For years, Merkel has remained firm but fair. She condemned scores of sexual assaults at Cologne’s New Year celebrations and a series of attacks in Bavaria over the summer, all of which had some asylum seeker involvement. But her appeals not to conflate individual asylum crimes with the entire asylum population is wearing thin with many Germans as the year ends with another series of horrifying crimes.
A young Afghan man is accused of raping and murdering a 19-year-old woman in Freiburg, near the Black Forest. This week Germans were perplexed and horrified by news of a foiled attack on a Christmas market in southwestern Ludwigshafen by a 12-year-old German-Iraqi boy.
Populist pied pipers
Those high-profile incidents have catalysed an already darkening mood towards Germany’s new arrivals and German mainstream politicians are torn between whether to challenge the populist pied pipers or join them.
Far less reported, of course, are the by now daily attacks on asylum seekers and refugee homes, particularly in Germany’s east.
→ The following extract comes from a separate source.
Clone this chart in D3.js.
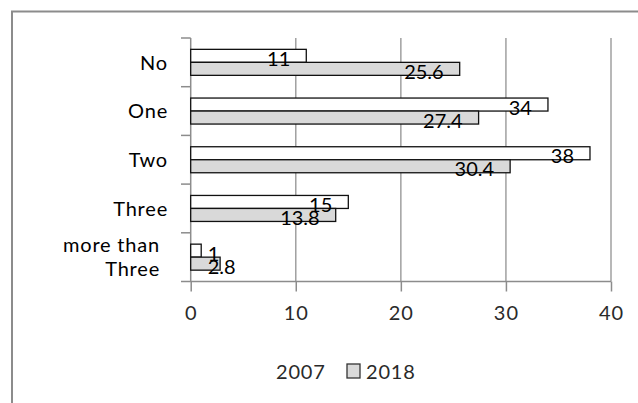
<!DOCTYPE html>
<html>
<head>
<meta charset="utf-8">
<script src="https://cdn.jsdelivr.net/npm/d3@7"></script>
<style>
  html, body { margin: 0; padding: 0; background: #fff; }
  svg { display: block; }
  text { font-family: Lato, "Open Sans", sans-serif; }
</style>
</head>
<body>
<svg id="chart" width="638" height="403"></svg>
<script>
const categories = ["No", "One", "Two", "Three", "more than\nThree"];
const seriesNames = ["2007", "2018"];
const values2007 = [11, 34, 38, 15, 1];
const values2018 = [25.6, 27.4, 30.4, 13.8, 2.8];
const xTicks = [0, 10, 20, 30, 40];

const seriesValues = [values2007, values2018];
const seriesFill = ["#ffffff", "#d9d9d9"];

const svg = d3.select("#chart");

// outer chart-area border (left and top visible)
svg.append("path")
  .attr("d", "M12,403 L12,11.5 L638,11.5")
  .attr("fill", "none").attr("stroke", "#8c8c8c").attr("stroke-width", 2);

const plotLeft = 190.7, plotRight = 611, plotTop = 38, plotBottom = 281.5;

const x = d3.scaleLinear().domain([0, 40]).range([plotLeft, plotRight]);
const y = d3.scaleBand().domain(categories).range([plotTop, plotBottom])
  .paddingInner(0.466).paddingOuter(0.233);
const ySub = d3.scaleBand().domain(seriesNames).range([0, y.bandwidth()]);

// gridlines
svg.append("g").selectAll("line").data(xTicks.filter(d => d > 0)).join("line")
  .attr("x1", d => x(d)).attr("x2", d => x(d))
  .attr("y1", plotTop).attr("y2", plotBottom)
  .attr("stroke", "#a0a0a0").attr("stroke-width", 1.5);

// x axis
const xAxis = svg.append("g").attr("transform", `translate(0,${plotBottom})`)
  .call(d3.axisBottom(x).tickValues(xTicks).tickSize(10).tickPadding(14));
xAxis.select(".domain").remove();
xAxis.append("line").attr("x1", 181).attr("x2", plotRight).attr("y1", 0).attr("y2", 0)
  .attr("stroke", "#8c8c8c").attr("stroke-width", 1.5);
xAxis.selectAll(".tick line").attr("stroke", "#8c8c8c").attr("stroke-width", 1.5);
xAxis.selectAll(".tick text").attr("fill", "#2a2a2a").attr("font-size", 20)
  .attr("font-family", "Lato, sans-serif").style("letter-spacing", "1px");

// y axis: line + tick marks at band boundaries
const yAxisG = svg.append("g");
yAxisG.append("line").attr("x1", plotLeft).attr("x2", plotLeft)
  .attr("y1", plotTop).attr("y2", plotBottom)
  .attr("stroke", "#8c8c8c").attr("stroke-width", 1.5);
const boundaries = categories.map(c => y(c) - y.step() * y.paddingInner() / 2);
yAxisG.selectAll("line.tk").data(boundaries).join("line").attr("class", "tk")
  .attr("x1", 181).attr("x2", plotLeft)
  .attr("y1", d => d).attr("y2", d => d)
  .attr("stroke", "#8c8c8c").attr("stroke-width", 1.5);

// category labels
const catG = svg.append("g");
categories.forEach(c => {
  const lines = c.split("\n");
  const cy = y(c) + y.bandwidth() / 2;
  const lh = 24;
  const t = catG.append("text")
    .attr("text-anchor", "end")
    .attr("font-size", 20).attr("fill", "#000")
    .style("letter-spacing", "0.8px");
  lines.forEach((ln, i) => {
    t.append("tspan")
      .attr("x", lines.length > 1 ? 160 : 168)
      .attr("y", cy + (i - (lines.length - 1) / 2) * lh)
      .attr("dy", "0.36em")
      .text(ln);
  });
});

// bars
seriesNames.forEach((s, si) => {
  const vals = seriesValues[si];
  svg.append("g").selectAll("rect").data(categories).join("rect")
    .attr("x", x(0))
    .attr("y", c => y(c) + ySub(s))
    .attr("width", (c, i) => x(vals[i]) - x(0))
    .attr("height", ySub.bandwidth())
    .attr("fill", seriesFill[si])
    .attr("stroke", "#111").attr("stroke-width", 1.3);
});

// data labels
seriesNames.forEach((s, si) => {
  const vals = seriesValues[si];
  categories.forEach((c, i) => {
    const t = svg.append("text")
      .attr("font-size", 20).attr("fill", "#000")
      .attr("text-anchor", "end")
      .attr("y", y(c) + ySub(s) + ySub.bandwidth() / 2 + 3)
      .attr("dy", "0.36em")
      .text(String(vals[i]));
    const w = t.node().getComputedTextLength();
    const xe = Math.max(x(vals[i]) - 16, x(0) + 17 + w);
    t.attr("x", xe);
  });
});

// legend
const lg = svg.append("g");
lg.append("rect").attr("x", 261).attr("y", 364).attr("width", 13).attr("height", 14)
  .attr("fill", "#ffffff");
lg.append("text").attr("x", 276).attr("y", 372).attr("dy", "0.36em")
  .attr("font-size", 20).attr("fill", "#2a2a2a").style("letter-spacing", "0.8px").text(seriesNames[0]);
lg.append("rect").attr("x", 347).attr("y", 364).attr("width", 13).attr("height", 14)
  .attr("fill", "#d9d9d9").attr("stroke", "#333").attr("stroke-width", 1.3);
lg.append("text").attr("x", 366).attr("y", 372).attr("dy", "0.36em")
  .attr("font-size", 20).attr("fill", "#2a2a2a").style("letter-spacing", "0.8px").text(seriesNames[1]);
</script>
</body>
</html>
But in the seething, post-factual social media cesspool, where every crime carried out by an asylum seeker or refugee is multiplied by many more fictional incidents, Christmas has come early for the far-right Alternative für Deutschland (AfD).
Days after agreeing a programme of "targeted provocation" to maximise support in next September's federal elections, senior AfD leader Marcus Pretzell wasted no time putting theory into practice on Monday night. Just an hour after the attacks, he tweeted that the Berlin victims were "Merkel's dead" – and was promptly told by others to "shut your brown mouth".
Merkel is on the defensive as she heads off for Christmas and into an uncertain new year, her already complicated fourth term election bid in 2017 now considerably more difficult.